Key Takeaways
Climate change means climate risk. Climate change presents not only physical risk but also transition risk – the risk associated with economic impacts of the transition to a low carbon economy.
It is impossible to fully predict the effects of global warming. The impact of climate change will depend on how rapidly the changes occur, how large the changes are, as well as the adaptability of societies and ecosystems.
The possibility of catastrophic climate change cannot be excluded – even if we manage to limit carbon emissions. If critical tipping points are crossed, this may trigger self-reinforcing processes that cause more warming. From a risk prospective, it is important to consider all possible outcomes, not just the most likely.
The only relevant tool for reducing the risk of catastrophic climate change is effective climate policy. This, together with technology development, is critical to eliminate carbon emissions.
The Norwegian economy is highly integrated into the global economy and directly exposed to developments elsewhere. If already vulnerable states experience major negative effects from climate change, there will be an increased risk of political instability, humanitarian disaster and violent conflict in and between states. Increased migration flows, unstable food prices, supply disruption and changing production and trading patterns will affect both the global and the Norwegian economy. In addition, Norway is exposed through the large international financial holdings of its sovereign wealth fund.
An overall assessment of key risk factors indicates that the Norwegian economy is relatively resilient in a scenario with moderate climate change. Rich countries in the Northern Hemisphere are generally less exposed to the direct negative effects of climate change than poorer countries in the South.

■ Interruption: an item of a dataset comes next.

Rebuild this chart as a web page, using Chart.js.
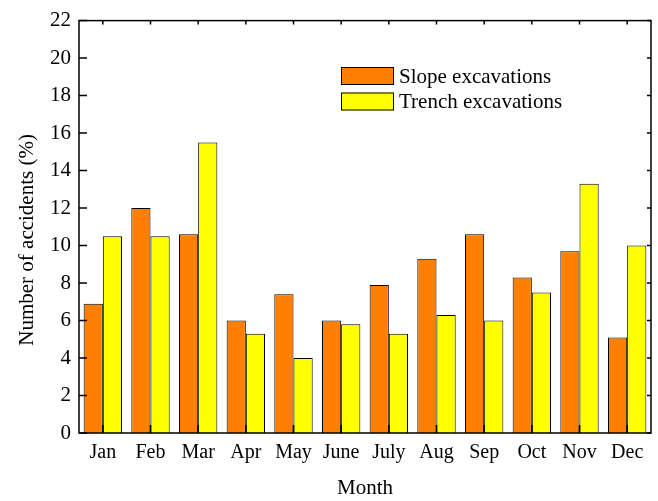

Compared to the physical risk of climate change, transition risk is manageable. Effective global climate policy will reduce the value of Norway’s remaining petroleum reserves, but this risk is manageable from a national wealth perspective. As a risk-management tool, the Norwegian government should establish scenarios with price trajectories for oil, gas and CO2, including a scenario reflecting the ambitions under the Paris Agreement. Such scenarios will facilitate better decision making in the public sector, and can be used to stress test Norway’s exposure to transition risk.
For individual companies, transition risk could be significant and should be better understood and managed. An increased focus on knowledge, scenario analysis and corporate governance is important for private sector climate risk management.
The financial market is a key climate risk management arena. The transition to a low carbon economy requires large investments, and will thus represent both risks and opportunities to companies. To properly manage downside risks as well as exploit opportunities, financial market participants need to have a proper understanding of climate risk and better reporting is an essential tool.
The government should endorse the principles on disclosure and reporting recommended by the Task Force on Climate-related Financial Disclosures (TCFD). Such reporting will enhance the understanding of climate risk – both within companies and at the investor level.
A TCFD-inspired framework for climate risk disclosure should also be implemented at the national level. Such reporting will serve to enhance transparency and be a basis for better climate risk management and improved decision-making. A potential framework for such reporting is presented in the report.